-- start Dataset records --
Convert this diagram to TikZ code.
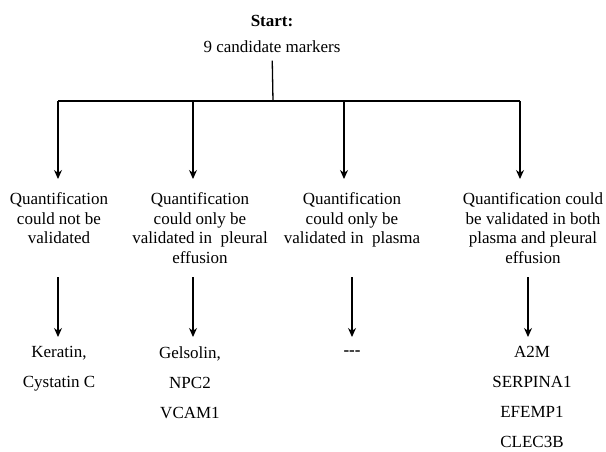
\documentclass[tikz,border=0pt]{standalone}
\usepackage{fontspec}
\setmainfont{Liberation Serif}
\usetikzlibrary{arrows.meta}

\begin{document}
\begin{tikzpicture}[x=1pt,y=-1pt,node distance=26pt,>={Stealth[length=9pt,width=8pt]},line width=1.3pt]

	\tikzstyle{every node}=[font=\fontsize{17}{19.5}\selectfont,inner sep=0pt]
	\tikzstyle{branch}=[align=center,anchor=north]
	\tikzstyle{result}=[align=center,anchor=north,font=\fontsize{17}{29.8}\selectfont]
	\tikzstyle{heading}=[font=\bfseries\fontsize{17}{19.5}\selectfont]

	\useasboundingbox (0,0) rectangle (606,452);

	\node [heading] (start) at (272,21) {Start:};
	\node (cand) [below of=start] {9 candidate markers};

	\coordinate (hub) at (273,101);
	\coordinate (f1) at (58,101);
	\coordinate (f2) at (193,101);
	\coordinate (f3) at (344,101);
	\coordinate (f4) at (520,101);
	\coordinate (t1) at (58,179);
	\coordinate (t2) at (193,179);
	\coordinate (t3) at (344,179);
	\coordinate (t4) at (520,179);

	\draw [shorten <=7pt] (cand) -- (hub);
	\draw (f1) -- (f4);
	\draw [->] (f1) -- (t1);
	\draw [->] (f2) -- (t2);
	\draw [->] (f3) -- (t3);
	\draw [->] (f4) -- (t4);

	\node [branch] (q1) at (59,192) {Quantification\\could not be\\validated};
	\node [branch] (q2) at (200,192) {Quantification\\could only be\\validated in\ \ pleural\\effusion};
	\node [branch] (q3) at (352,192) {Quantification\\could only be\\validated in\ \ plasma};
	\node [branch] (q4) at (533,192) {Quantification could\\be validated in both\\plasma and pleural\\effusion};

	\coordinate (u1) at (58,277);
	\coordinate (u2) at (193,277);
	\coordinate (u3) at (352,277);
	\coordinate (u4) at (528,277);
	\coordinate (v1) at (58,337);
	\coordinate (v2) at (193,337);
	\coordinate (v3) at (352,337);
	\coordinate (v4) at (528,337);

	\draw [->] (u1) -- (v1);
	\draw [->] (u2) -- (v2);
	\draw [->] (u3) -- (v3);
	\draw [->] (u4) -- (v4);

	\node [result] (r1) at (59,346) {Keratin,\\Cystatin C};
	\node [result] (r2) at (190,346) {Gelsolin,\\NPC2\\VCAM1};
	\node [heading] (r3) at (352,353) {-{}-{}-};
	\node [result] (r4) at (532,346) {A2M\\SERPINA1\\EFEMP1\\CLEC3B};

\end{tikzpicture}
\end{document}
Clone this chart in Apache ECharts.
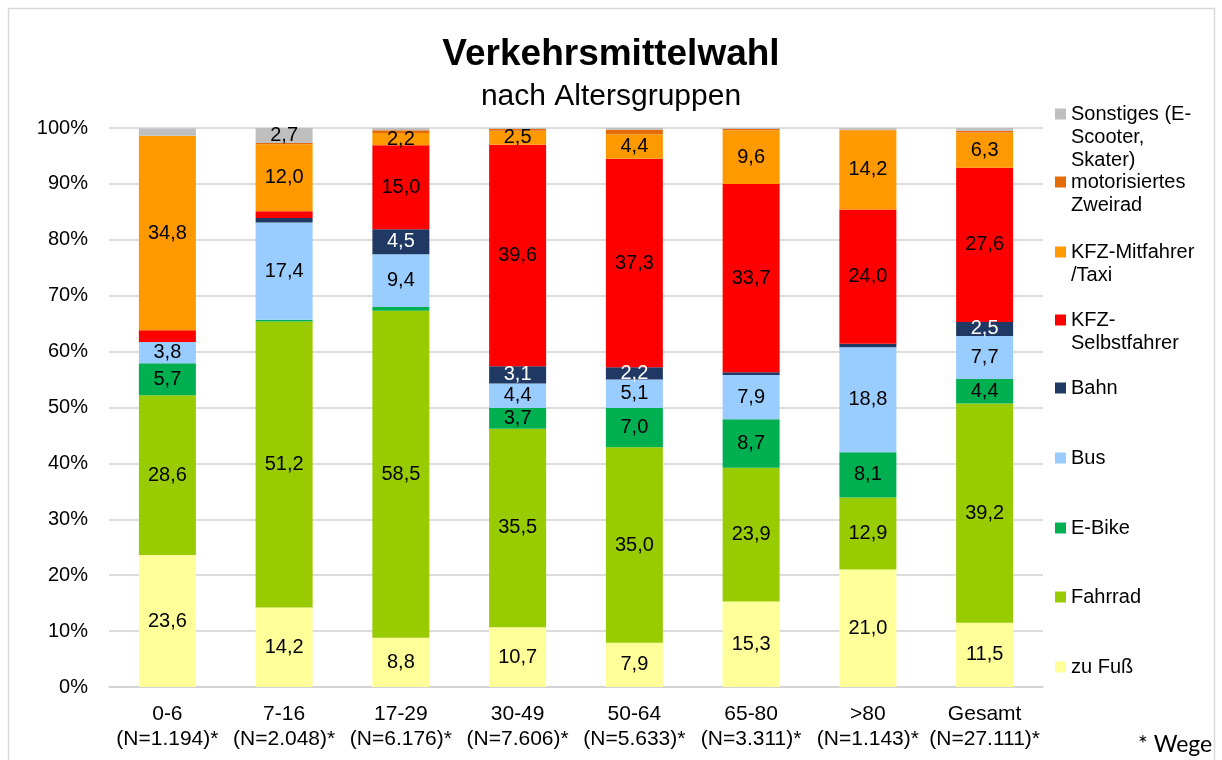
<!DOCTYPE html>
<html><head><meta charset="utf-8">
<script src="https://cdn.jsdelivr.net/npm/echarts@6/dist/echarts.min.js"></script>
<style>html,body{margin:0;padding:0;background:#fff}#c{width:1222px;height:760px}</style>
</head><body><div id="c"></div>
<script>
const categories = ['0-6\n(N=1.194)*','7-16\n(N=2.048)*','17-29\n(N=6.176)*','30-49\n(N=7.606)*','50-64\n(N=5.633)*','65-80\n(N=3.311)*','>80\n(N=1.143)*','Gesamt\n(N=27.111)*'];
const zuFuss    = [23.6, 14.2,  8.8, 10.7,  7.9, 15.3, 21.0, 11.5];
const fahrrad   = [28.6, 51.2, 58.5, 35.5, 35.0, 23.9, 12.9, 39.2];
const eBike     = [ 5.7,  0.3,  0.7,  3.7,  7.0,  8.7,  8.1,  4.4];
const bus       = [ 3.8, 17.4,  9.4,  4.4,  5.1,  7.9, 18.8,  7.7];
const bahn      = [ 0.0,  0.8,  4.5,  3.1,  2.2,  0.5,  0.6,  2.5];
const kfzSelbst = [ 2.1,  1.2, 15.0, 39.6, 37.3, 33.7, 24.0, 27.6];
const kfzMit    = [34.8, 12.0,  2.2,  2.5,  4.4,  9.6, 14.2,  6.3];
const motorrad  = [ 0.0,  0.2,  0.5,  0.3,  0.8,  0.2,  0.1,  0.3];
const sonstiges = [ 1.3,  2.7,  0.4,  0.2,  0.3,  0.2,  0.3,  0.5];
const seriesNames = ['zu Fuß','Fahrrad','E-Bike','Bus','Bahn','KFZ-Selbstfahrer','KFZ-Mitfahrer/Taxi','motorisiertes Zweirad','Sonstiges (E-Scooter, Skater)'];
const legendTexts = [['zu Fuß'],['Fahrrad'],['E-Bike'],['Bus'],['Bahn'],['KFZ-','Selbstfahrer'],['KFZ-Mitfahrer','/Taxi'],['motorisiertes','Zweirad'],['Sonstiges (E-','Scooter,','Skater)']];
const seriesValues = [zuFuss, fahrrad, eBike, bus, bahn, kfzSelbst, kfzMit, motorrad, sonstiges];
const colors = ['#FFFF99','#99CC00','#00B050','#99CCFF','#1F3864','#FF0000','#FF9900','#E36C09','#BFBFBF'];
const labelColors = ['#000','#000','#000','#000','#fff','#000','#000','#000','#000'];
const legendY = [667, 597, 528, 458, 388, 320, 252, 182, 114];

const FF = 'Liberation Sans, Arial, sans-serif';
const LH = 23;
const chart = echarts.init(document.getElementById('c'));
const fmt = v => v.toFixed(1).replace('.', ',');

chart.setOption({
  animation: false,
  backgroundColor: '#fff',
  title: [
    {text: 'Verkehrsmittelwahl', left: 'center', top: 36, padding: 0,
     textStyle: {fontSize: 37, fontWeight: 'bold', color: '#000', fontFamily: FF}},
    {text: 'nach Altersgruppen', left: 'center', top: 82, padding: 0,
     textStyle: {fontSize: 30, fontWeight: 'normal', color: '#000', fontFamily: FF}}
  ],
  grid: {left: 109, right: 179, top: 128, bottom: 73, containLabel: false},
  xAxis: {
    type: 'category', data: categories,
    axisLine: {lineStyle: {color: '#D0D0D0', width: 1.5}},
    axisTick: {show: false},
    axisLabel: {fontSize: 21, lineHeight: 25, color: '#000', fontFamily: FF, margin: 15, interval: 0}
  },
  yAxis: {
    type: 'value', min: 0, max: 100, interval: 10,
    axisLine: {show: false}, axisTick: {show: false},
    splitLine: {lineStyle: {color: '#D0D0D0', width: 1.5}},
    axisLabel: {formatter: '{value}%', fontSize: 20, color: '#000', fontFamily: FF, margin: 21}
  },
  legend: seriesNames.map((n, i) => {
    const lines = legendTexts[i];
    const h = LH * lines.length;
    return {
      data: [n], left: 1055, top: legendY[i] - LH / 2, padding: 0,
      orient: 'vertical', selectedMode: false,
      itemWidth: 11, itemHeight: h,
      icon: 'path://M0,6H11V17H0Z M0,0 M0,' + h,
      formatter: () => lines.join('\n'),
      textStyle: {fontSize: 20, lineHeight: LH, color: '#000', fontFamily: FF}
    };
  }),
  series: seriesNames.map((n, i) => ({
    name: n, type: 'bar', stack: 'total', barWidth: 57,
    data: seriesValues[i],
    itemStyle: {color: colors[i]},
    label: {
      show: true, position: 'inside', fontSize: 20, color: labelColors[i], fontFamily: FF,
      formatter: p => (p.value >= 2.15 ? fmt(p.value) : '')
    }
  })),
  graphic: [
    {type: 'rect', shape: {x: 8.5, y: 8.5, width: 1206, height: 800}, silent: true,
     style: {fill: 'none', stroke: '#D9D9D9', lineWidth: 1.5}},
    {type: 'text', left: 1138, top: 733,
     style: {text: '* Wege', fontSize: 23, fill: '#000', fontFamily: 'Lato, Carlito, sans-serif'}}
  ]
});
</script></body></html>
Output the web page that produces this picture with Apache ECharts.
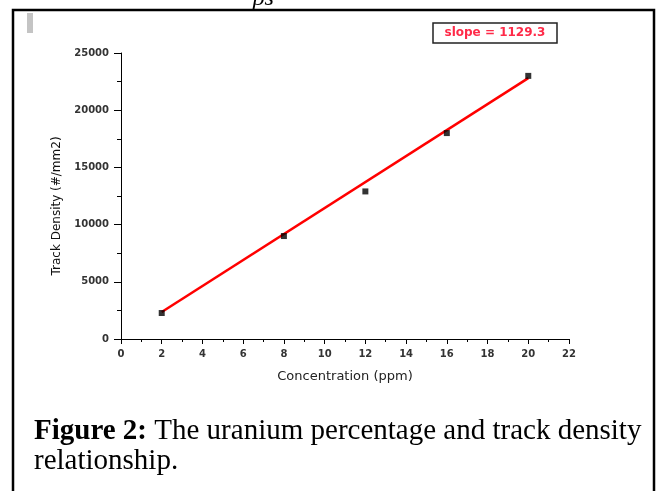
-- end Dataset records --
◆ What you will do
Can you repeat every record above exactly, apart from the pictures?

◆ Solution
Convert this diagram to TikZ code.
\documentclass[tikz,border=0pt]{standalone}
\usepackage{fontspec}
\setmainfont{Liberation Serif}
\usetikzlibrary{arrows.meta}

\begin{document}
\begin{tikzpicture}[x=1pt,y=-1pt,node distance=26pt,>={Stealth[length=9pt,width=8pt]},line width=1.3pt]

	\tikzstyle{every node}=[font=\fontsize{17}{19.5}\selectfont,inner sep=0pt]
	\tikzstyle{branch}=[align=center,anchor=north]
	\tikzstyle{result}=[align=center,anchor=north,font=\fontsize{17}{29.8}\selectfont]
	\tikzstyle{heading}=[font=\bfseries\fontsize{17}{19.5}\selectfont]

	\useasboundingbox (0,0) rectangle (606,452);

	\node [heading] (start) at (272,21) {Start:};
	\node (cand) [below of=start] {9 candidate markers};

	\coordinate (hub) at (273,101);
	\coordinate (f1) at (58,101);
	\coordinate (f2) at (193,101);
	\coordinate (f3) at (344,101);
	\coordinate (f4) at (520,101);
	\coordinate (t1) at (58,179);
	\coordinate (t2) at (193,179);
	\coordinate (t3) at (344,179);
	\coordinate (t4) at (520,179);

	\draw [shorten <=7pt] (cand) -- (hub);
	\draw (f1) -- (f4);
	\draw [->] (f1) -- (t1);
	\draw [->] (f2) -- (t2);
	\draw [->] (f3) -- (t3);
	\draw [->] (f4) -- (t4);

	\node [branch] (q1) at (59,192) {Quantification\\could not be\\validated};
	\node [branch] (q2) at (200,192) {Quantification\\could only be\\validated in\ \ pleural\\effusion};
	\node [branch] (q3) at (352,192) {Quantification\\could only be\\validated in\ \ plasma};
	\node [branch] (q4) at (533,192) {Quantification could\\be validated in both\\plasma and pleural\\effusion};

	\coordinate (u1) at (58,277);
	\coordinate (u2) at (193,277);
	\coordinate (u3) at (352,277);
	\coordinate (u4) at (528,277);
	\coordinate (v1) at (58,337);
	\coordinate (v2) at (193,337);
	\coordinate (v3) at (352,337);
	\coordinate (v4) at (528,337);

	\draw [->] (u1) -- (v1);
	\draw [->] (u2) -- (v2);
	\draw [->] (u3) -- (v3);
	\draw [->] (u4) -- (v4);

	\node [result] (r1) at (59,346) {Keratin,\\Cystatin C};
	\node [result] (r2) at (190,346) {Gelsolin,\\NPC2\\VCAM1};
	\node [heading] (r3) at (352,353) {-{}-{}-};
	\node [result] (r4) at (532,346) {A2M\\SERPINA1\\EFEMP1\\CLEC3B};

\end{tikzpicture}
\end{document}
Clone this chart in Apache ECharts.
<!DOCTYPE html>
<html><head><meta charset="utf-8">
<script src="https://cdn.jsdelivr.net/npm/echarts@6/dist/echarts.min.js"></script>
<style>html,body{margin:0;padding:0;background:#fff}#c{width:1222px;height:760px}</style>
</head><body><div id="c"></div>
<script>
const categories = ['0-6\n(N=1.194)*','7-16\n(N=2.048)*','17-29\n(N=6.176)*','30-49\n(N=7.606)*','50-64\n(N=5.633)*','65-80\n(N=3.311)*','>80\n(N=1.143)*','Gesamt\n(N=27.111)*'];
const zuFuss    = [23.6, 14.2,  8.8, 10.7,  7.9, 15.3, 21.0, 11.5];
const fahrrad   = [28.6, 51.2, 58.5, 35.5, 35.0, 23.9, 12.9, 39.2];
const eBike     = [ 5.7,  0.3,  0.7,  3.7,  7.0,  8.7,  8.1,  4.4];
const bus       = [ 3.8, 17.4,  9.4,  4.4,  5.1,  7.9, 18.8,  7.7];
const bahn      = [ 0.0,  0.8,  4.5,  3.1,  2.2,  0.5,  0.6,  2.5];
const kfzSelbst = [ 2.1,  1.2, 15.0, 39.6, 37.3, 33.7, 24.0, 27.6];
const kfzMit    = [34.8, 12.0,  2.2,  2.5,  4.4,  9.6, 14.2,  6.3];
const motorrad  = [ 0.0,  0.2,  0.5,  0.3,  0.8,  0.2,  0.1,  0.3];
const sonstiges = [ 1.3,  2.7,  0.4,  0.2,  0.3,  0.2,  0.3,  0.5];
const seriesNames = ['zu Fuß','Fahrrad','E-Bike','Bus','Bahn','KFZ-Selbstfahrer','KFZ-Mitfahrer/Taxi','motorisiertes Zweirad','Sonstiges (E-Scooter, Skater)'];
const legendTexts = [['zu Fuß'],['Fahrrad'],['E-Bike'],['Bus'],['Bahn'],['KFZ-','Selbstfahrer'],['KFZ-Mitfahrer','/Taxi'],['motorisiertes','Zweirad'],['Sonstiges (E-','Scooter,','Skater)']];
const seriesValues = [zuFuss, fahrrad, eBike, bus, bahn, kfzSelbst, kfzMit, motorrad, sonstiges];
const colors = ['#FFFF99','#99CC00','#00B050','#99CCFF','#1F3864','#FF0000','#FF9900','#E36C09','#BFBFBF'];
const labelColors = ['#000','#000','#000','#000','#fff','#000','#000','#000','#000'];
const legendY = [667, 597, 528, 458, 388, 320, 252, 182, 114];

const FF = 'Liberation Sans, Arial, sans-serif';
const LH = 23;
const chart = echarts.init(document.getElementById('c'));
const fmt = v => v.toFixed(1).replace('.', ',');

chart.setOption({
  animation: false,
  backgroundColor: '#fff',
  title: [
    {text: 'Verkehrsmittelwahl', left: 'center', top: 36, padding: 0,
     textStyle: {fontSize: 37, fontWeight: 'bold', color: '#000', fontFamily: FF}},
    {text: 'nach Altersgruppen', left: 'center', top: 82, padding: 0,
     textStyle: {fontSize: 30, fontWeight: 'normal', color: '#000', fontFamily: FF}}
  ],
  grid: {left: 109, right: 179, top: 128, bottom: 73, containLabel: false},
  xAxis: {
    type: 'category', data: categories,
    axisLine: {lineStyle: {color: '#D0D0D0', width: 1.5}},
    axisTick: {show: false},
    axisLabel: {fontSize: 21, lineHeight: 25, color: '#000', fontFamily: FF, margin: 15, interval: 0}
  },
  yAxis: {
    type: 'value', min: 0, max: 100, interval: 10,
    axisLine: {show: false}, axisTick: {show: false},
    splitLine: {lineStyle: {color: '#D0D0D0', width: 1.5}},
    axisLabel: {formatter: '{value}%', fontSize: 20, color: '#000', fontFamily: FF, margin: 21}
  },
  legend: seriesNames.map((n, i) => {
    const lines = legendTexts[i];
    const h = LH * lines.length;
    return {
      data: [n], left: 1055, top: legendY[i] - LH / 2, padding: 0,
      orient: 'vertical', selectedMode: false,
      itemWidth: 11, itemHeight: h,
      icon: 'path://M0,6H11V17H0Z M0,0 M0,' + h,
      formatter: () => lines.join('\n'),
      textStyle: {fontSize: 20, lineHeight: LH, color: '#000', fontFamily: FF}
    };
  }),
  series: seriesNames.map((n, i) => ({
    name: n, type: 'bar', stack: 'total', barWidth: 57,
    data: seriesValues[i],
    itemStyle: {color: colors[i]},
    label: {
      show: true, position: 'inside', fontSize: 20, color: labelColors[i], fontFamily: FF,
      formatter: p => (p.value >= 2.15 ? fmt(p.value) : '')
    }
  })),
  graphic: [
    {type: 'rect', shape: {x: 8.5, y: 8.5, width: 1206, height: 800}, silent: true,
     style: {fill: 'none', stroke: '#D9D9D9', lineWidth: 1.5}},
    {type: 'text', left: 1138, top: 733,
     style: {text: '* Wege', fontSize: 23, fill: '#000', fontFamily: 'Lato, Carlito, sans-serif'}}
  ]
});
</script></body></html>
Output the web page that produces this picture with Apache ECharts.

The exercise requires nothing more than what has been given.